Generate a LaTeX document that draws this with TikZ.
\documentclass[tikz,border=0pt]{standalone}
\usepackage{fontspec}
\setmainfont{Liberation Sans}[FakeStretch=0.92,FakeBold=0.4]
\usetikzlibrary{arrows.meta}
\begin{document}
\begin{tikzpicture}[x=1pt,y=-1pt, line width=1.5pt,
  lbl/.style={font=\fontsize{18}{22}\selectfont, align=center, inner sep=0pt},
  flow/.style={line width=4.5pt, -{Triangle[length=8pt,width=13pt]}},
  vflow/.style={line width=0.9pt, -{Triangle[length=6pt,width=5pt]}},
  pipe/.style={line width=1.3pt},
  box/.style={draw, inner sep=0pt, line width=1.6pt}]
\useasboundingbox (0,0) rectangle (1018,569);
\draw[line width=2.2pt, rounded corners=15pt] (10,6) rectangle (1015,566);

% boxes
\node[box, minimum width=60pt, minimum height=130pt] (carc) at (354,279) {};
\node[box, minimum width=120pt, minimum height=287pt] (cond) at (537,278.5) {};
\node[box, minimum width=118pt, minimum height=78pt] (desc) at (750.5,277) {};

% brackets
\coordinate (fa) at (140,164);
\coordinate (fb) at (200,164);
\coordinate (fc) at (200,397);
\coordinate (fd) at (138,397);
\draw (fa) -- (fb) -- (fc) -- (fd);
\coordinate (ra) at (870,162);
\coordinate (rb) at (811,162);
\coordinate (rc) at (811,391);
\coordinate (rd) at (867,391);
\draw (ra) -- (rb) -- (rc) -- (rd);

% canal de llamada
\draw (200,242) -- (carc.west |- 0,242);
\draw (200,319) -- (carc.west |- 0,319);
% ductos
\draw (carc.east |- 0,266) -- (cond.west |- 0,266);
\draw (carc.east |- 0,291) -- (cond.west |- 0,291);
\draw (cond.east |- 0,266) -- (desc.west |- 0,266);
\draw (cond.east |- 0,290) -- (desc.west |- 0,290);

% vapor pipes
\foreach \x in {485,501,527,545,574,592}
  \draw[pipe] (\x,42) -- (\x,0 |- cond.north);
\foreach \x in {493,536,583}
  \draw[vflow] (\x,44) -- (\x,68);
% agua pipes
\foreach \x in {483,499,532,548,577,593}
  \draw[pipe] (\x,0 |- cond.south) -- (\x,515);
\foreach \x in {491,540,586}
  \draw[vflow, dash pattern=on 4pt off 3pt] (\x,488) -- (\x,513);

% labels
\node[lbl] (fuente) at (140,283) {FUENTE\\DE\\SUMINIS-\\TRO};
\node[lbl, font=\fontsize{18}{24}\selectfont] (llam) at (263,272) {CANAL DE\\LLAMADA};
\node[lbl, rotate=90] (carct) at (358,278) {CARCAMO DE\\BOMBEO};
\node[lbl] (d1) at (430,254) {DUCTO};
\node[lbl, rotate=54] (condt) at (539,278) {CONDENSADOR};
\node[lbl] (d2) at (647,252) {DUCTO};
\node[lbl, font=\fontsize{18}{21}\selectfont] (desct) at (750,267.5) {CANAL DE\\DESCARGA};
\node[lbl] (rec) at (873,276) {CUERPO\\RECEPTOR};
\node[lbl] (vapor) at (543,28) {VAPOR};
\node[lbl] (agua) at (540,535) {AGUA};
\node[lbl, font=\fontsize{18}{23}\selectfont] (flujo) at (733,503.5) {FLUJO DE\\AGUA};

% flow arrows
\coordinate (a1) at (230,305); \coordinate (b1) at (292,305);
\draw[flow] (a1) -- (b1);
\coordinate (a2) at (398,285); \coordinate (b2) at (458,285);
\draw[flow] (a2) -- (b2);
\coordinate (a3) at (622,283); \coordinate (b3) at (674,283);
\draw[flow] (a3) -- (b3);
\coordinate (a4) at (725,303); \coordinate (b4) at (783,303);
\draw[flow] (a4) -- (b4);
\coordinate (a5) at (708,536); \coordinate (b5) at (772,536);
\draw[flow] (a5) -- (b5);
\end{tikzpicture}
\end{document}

::::::::::

Retype the whole listing above exactly.

■ Exercise solution:
Generate a LaTeX document that draws this with TikZ.
\documentclass[tikz,border=0pt]{standalone}
\usepackage{fontspec}
\setmainfont{Liberation Sans}[FakeStretch=0.92,FakeBold=0.4]
\usetikzlibrary{arrows.meta}
\begin{document}
\begin{tikzpicture}[x=1pt,y=-1pt, line width=1.5pt,
  lbl/.style={font=\fontsize{18}{22}\selectfont, align=center, inner sep=0pt},
  flow/.style={line width=4.5pt, -{Triangle[length=8pt,width=13pt]}},
  vflow/.style={line width=0.9pt, -{Triangle[length=6pt,width=5pt]}},
  pipe/.style={line width=1.3pt},
  box/.style={draw, inner sep=0pt, line width=1.6pt}]
\useasboundingbox (0,0) rectangle (1018,569);
\draw[line width=2.2pt, rounded corners=15pt] (10,6) rectangle (1015,566);

% boxes
\node[box, minimum width=60pt, minimum height=130pt] (carc) at (354,279) {};
\node[box, minimum width=120pt, minimum height=287pt] (cond) at (537,278.5) {};
\node[box, minimum width=118pt, minimum height=78pt] (desc) at (750.5,277) {};

% brackets
\coordinate (fa) at (140,164);
\coordinate (fb) at (200,164);
\coordinate (fc) at (200,397);
\coordinate (fd) at (138,397);
\draw (fa) -- (fb) -- (fc) -- (fd);
\coordinate (ra) at (870,162);
\coordinate (rb) at (811,162);
\coordinate (rc) at (811,391);
\coordinate (rd) at (867,391);
\draw (ra) -- (rb) -- (rc) -- (rd);

% canal de llamada
\draw (200,242) -- (carc.west |- 0,242);
\draw (200,319) -- (carc.west |- 0,319);
% ductos
\draw (carc.east |- 0,266) -- (cond.west |- 0,266);
\draw (carc.east |- 0,291) -- (cond.west |- 0,291);
\draw (cond.east |- 0,266) -- (desc.west |- 0,266);
\draw (cond.east |- 0,290) -- (desc.west |- 0,290);

% vapor pipes
\foreach \x in {485,501,527,545,574,592}
  \draw[pipe] (\x,42) -- (\x,0 |- cond.north);
\foreach \x in {493,536,583}
  \draw[vflow] (\x,44) -- (\x,68);
% agua pipes
\foreach \x in {483,499,532,548,577,593}
  \draw[pipe] (\x,0 |- cond.south) -- (\x,515);
\foreach \x in {491,540,586}
  \draw[vflow, dash pattern=on 4pt off 3pt] (\x,488) -- (\x,513);

% labels
\node[lbl] (fuente) at (140,283) {FUENTE\\DE\\SUMINIS-\\TRO};
\node[lbl, font=\fontsize{18}{24}\selectfont] (llam) at (263,272) {CANAL DE\\LLAMADA};
\node[lbl, rotate=90] (carct) at (358,278) {CARCAMO DE\\BOMBEO};
\node[lbl] (d1) at (430,254) {DUCTO};
\node[lbl, rotate=54] (condt) at (539,278) {CONDENSADOR};
\node[lbl] (d2) at (647,252) {DUCTO};
\node[lbl, font=\fontsize{18}{21}\selectfont] (desct) at (750,267.5) {CANAL DE\\DESCARGA};
\node[lbl] (rec) at (873,276) {CUERPO\\RECEPTOR};
\node[lbl] (vapor) at (543,28) {VAPOR};
\node[lbl] (agua) at (540,535) {AGUA};
\node[lbl, font=\fontsize{18}{23}\selectfont] (flujo) at (733,503.5) {FLUJO DE\\AGUA};

% flow arrows
\coordinate (a1) at (230,305); \coordinate (b1) at (292,305);
\draw[flow] (a1) -- (b1);
\coordinate (a2) at (398,285); \coordinate (b2) at (458,285);
\draw[flow] (a2) -- (b2);
\coordinate (a3) at (622,283); \coordinate (b3) at (674,283);
\draw[flow] (a3) -- (b3);
\coordinate (a4) at (725,303); \coordinate (b4) at (783,303);
\draw[flow] (a4) -- (b4);
\coordinate (a5) at (708,536); \coordinate (b5) at (772,536);
\draw[flow] (a5) -- (b5);
\end{tikzpicture}
\end{document}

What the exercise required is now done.